When she sat down to shoot, she was trembling to the point she could not hold the pistol still to acquire the target. It was at this point I noticed everybody else had moved off the line and were behind vehicles. Being Mr. Know It All with my premier one year of regular shooting experience, I couldn't resist the opportunity to step up as proxy Range Marshall. All's well that ends well, she loved shooting my Buckmark (with a single round in the magazine at a time) and they are returning the Rossi unshot. I wish I had brought my 10-22 that day, would have made a fan for life for certain. 

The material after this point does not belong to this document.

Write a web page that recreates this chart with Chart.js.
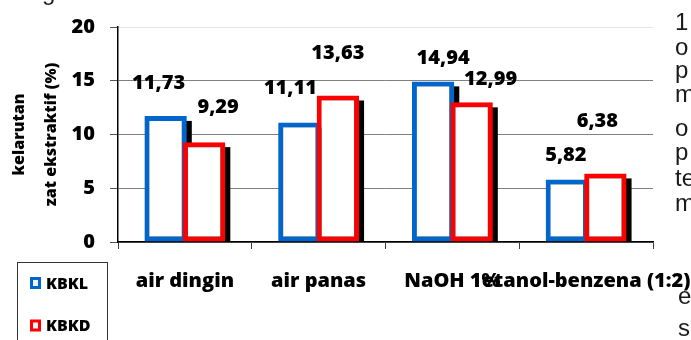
<!DOCTYPE html>
<html>
<head>
<meta charset="utf-8">
<script src="https://cdn.jsdelivr.net/npm/chart.js@4/dist/chart.umd.min.js"></script>
<style>
  html, body { margin: 0; padding: 0; background: #fff; }
  #wrap { position: relative; width: 691px; height: 340px; overflow: hidden; }
  #wrap canvas { position: absolute; left: 0; top: 0; }
  .side { position: absolute; font-family: "Liberation Sans", Arial, sans-serif; font-size: 24px;
          line-height: 20px; color: #1a1a1a; white-space: nowrap; }
</style>
</head>
<body>
<div id="wrap">
  <canvas id="c" width="691" height="340"></canvas>
  <span class="side" style="left:42px;top:-18px">g</span>
  <span class="side" style="left:675px;top:12px">1</span>
  <span class="side" style="left:675px;top:37px">o</span>
  <span class="side" style="left:675px;top:60px">p</span>
  <span class="side" style="left:675px;top:84px">m</span>
  <span class="side" style="left:675px;top:118px">o</span>
  <span class="side" style="left:675px;top:142px">p</span>
  <span class="side" style="left:675px;top:168px">te</span>
  <span class="side" style="left:675px;top:193px">m</span>
  <span class="side" style="left:678px;top:286px">e</span>
  <span class="side" style="left:678px;top:318px">s</span>
</div>
<script>
// Kelarutan zat ekstraktif per pelarut
const categories = ['air dingin', 'air panas', 'NaOH 1%', 'etanol-benzena (1:2)'];
const seriesNames = ['KBKL', 'KBKD'];
const kbkl = [11.73, 11.11, 14.94, 5.82];
const kbkd = [9.29, 13.63, 12.99, 6.38];
const yTicks = [0, 5, 10, 15, 20];

// value labels are nudged (px) from each bar's top centre
const kbklLabelNudge = [[-7, -27], [-9, -29], [10, -17], [-1, -18]];
const kbkdLabelNudge = [[14, -29], [0, -36], [19, -17], [-8, -46]];

const FONT = '"Open Sans", "Liberation Sans", Arial, sans-serif';
const WEIGHT = '800';
const fmt = v => v.toFixed(2).replace('.', ',');

// bars with a hard black drop shadow, drawn series by series so KBKD sits on top
const shadowBars = {
  id: 'shadowBars',
  beforeDatasetsDraw(chart) {
    const ctx = chart.ctx;
    chart.data.datasets.forEach((ds, i) => {
      const meta = chart.getDatasetMeta(i);
      ctx.save();
      ctx.fillStyle = '#000';
      meta.data.forEach(bar => {
        const p = bar.getProps(['x', 'y', 'base', 'width'], true);
        ctx.fillRect(p.x - p.width / 2 + 5, p.y + 5, p.width, p.base - p.y - 5);
      });
      ctx.restore();
      meta.controller.draw();
    });
    return false;
  }
};

// value labels above the bars
const valueLabels = {
  id: 'valueLabels',
  afterDraw(chart) {
    const ctx = chart.ctx;
    const nudges = [kbklLabelNudge, kbkdLabelNudge];
    ctx.save();
    ctx.font = WEIGHT + ' 20px ' + FONT;
    ctx.fillStyle = '#000';
    ctx.textAlign = 'center';
    ctx.textBaseline = 'alphabetic';
    chart.data.datasets.forEach((ds, i) => {
      const meta = chart.getDatasetMeta(i);
      meta.data.forEach((bar, j) => {
        const p = bar.getProps(['x', 'y'], true);
        const n = nudges[i][j];
        ctx.fillText(fmt(ds.data[j]), p.x + n[0], p.y + n[1]);
      });
    });
    ctx.restore();
  }
};

// boxed legend in the lower-left corner
const boxLegend = {
  id: 'boxLegend',
  afterDraw(chart) {
    const ctx = chart.ctx;
    ctx.save();
    ctx.strokeStyle = '#333';
    ctx.lineWidth = 1;
    ctx.strokeRect(17.5, 262.5, 90, 100);
    ctx.font = WEIGHT + ' 16px ' + FONT;
    ctx.textBaseline = 'alphabetic';
    ctx.textAlign = 'left';
    chart.data.datasets.forEach((ds, i) => {
      const cy = 283 + i * 42.5;
      ctx.fillStyle = '#eef0fa';
      ctx.fillRect(32, cy - 4, 7, 8);
      ctx.strokeStyle = ds.borderColor;
      ctx.lineWidth = 3;
      ctx.strokeRect(31.5, cy - 4.5, 8, 9);
      ctx.fillStyle = '#000';
      ctx.fillText(ds.label, 46, cy + 5.5);
    });
    ctx.restore();
  }
};

new Chart(document.getElementById('c'), {
  type: 'bar',
  data: {
    labels: categories,
    datasets: [
      { label: seriesNames[0], data: kbkl, backgroundColor: '#fff', borderColor: '#0066cc',
        borderWidth: 5, borderSkipped: false },
      { label: seriesNames[1], data: kbkd, backgroundColor: '#fff', borderColor: '#ff0000',
        borderWidth: 5, borderSkipped: false }
    ]
  },
  options: {
    responsive: false,
    animation: false,
    devicePixelRatio: 1,
    layout: { padding: { top: 23, right: 38, bottom: 0, left: 0 } },
    datasets: { bar: { categoryPercentage: 0.576, barPercentage: 1.1 } },
    plugins: { legend: { display: false }, tooltip: { enabled: false } },
    scales: {
      x: {
        grid: { offset: true, drawOnChartArea: false, drawTicks: true, tickLength: 7,
                color: '#404040', lineWidth: 1 },
        border: { display: true, color: '#000', width: 1.5 },
        ticks: { autoSkip: false, maxRotation: 0, minRotation: 0, padding: 20, color: '#000',
                 font: { family: FONT, size: 20, weight: WEIGHT } },
        afterFit(scale) { scale.height = 98; scale.paddingLeft = 0; scale.paddingRight = 0; }
      },
      y: {
        min: 0, max: 20,
        afterBuildTicks(scale) { scale.ticks = yTicks.map(v => ({ value: v })); },
        grid: {
          color: c => (c.tick && c.tick.value === 20) ? '#e4e4e4' : '#808080',
          tickColor: '#555', tickLength: 8, lineWidth: 1
        },
        border: { display: true, color: '#000', width: 1.5 },
        ticks: { padding: 15, color: '#000', font: { family: FONT, size: 20, weight: WEIGHT } },
        title: { display: true, text: ['kelarutan', 'zat ekstraktif (%)'], color: '#000',
                 padding: { top: 3, bottom: 0 },
                 font: { family: FONT, size: 16, weight: WEIGHT, lineHeight: 2 } },
        afterFit(scale) { scale.width = 118; }
      }
    }
  },
  plugins: [shadowBars, valueLabels, boxLegend]
});
</script>
</body>
</html>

He did quite well with the Circuit Judge, probably due to the fact he had done basic training 40 years ago and the million dollar education never goes away. 

Please, please, please, people, educate yourselves before that first trip to the range. This could've ended badly all around, at best she would've never picked up that revolver with any degree of confidence again, at worst someone could've been seriously injured.


----------



## pic (Nov 14, 2009)

plp said:


> It was one of those days Saturday at the range. Two new shooters, came straight from the store with their new toys, no hearing protection, no eye protection, no targets.
> 
> They were elderly (in that they are older than me) and had little or no experience with weapons, which became apparent quite quickly. He had a new Circuit Judge and 25 rounds of high dollar .45 self defense ammo, and had gotten his wife a snubby Rossi .357 revolver on the recommendation of the guy at the sales counter, hollow point +P rounds that would've been a challenge with that revolver for even an experienced shooter.
> 
> ...


Funny but so true, people are buying guns just because of the current hysteria of gun control.thanks


----------



## SouthernBoy (Jun 27, 2007)

I have seen a lot at ranges over the past 45 years and no one is immune from slipping up. The worse ones tend to be newbies (sorry to you folks who fit this mold but facts are facts) and believe it or not, really experienced people who tend to be either a bit full of themselves or so cavalier that they screw up the most basic tenets of firearms handling.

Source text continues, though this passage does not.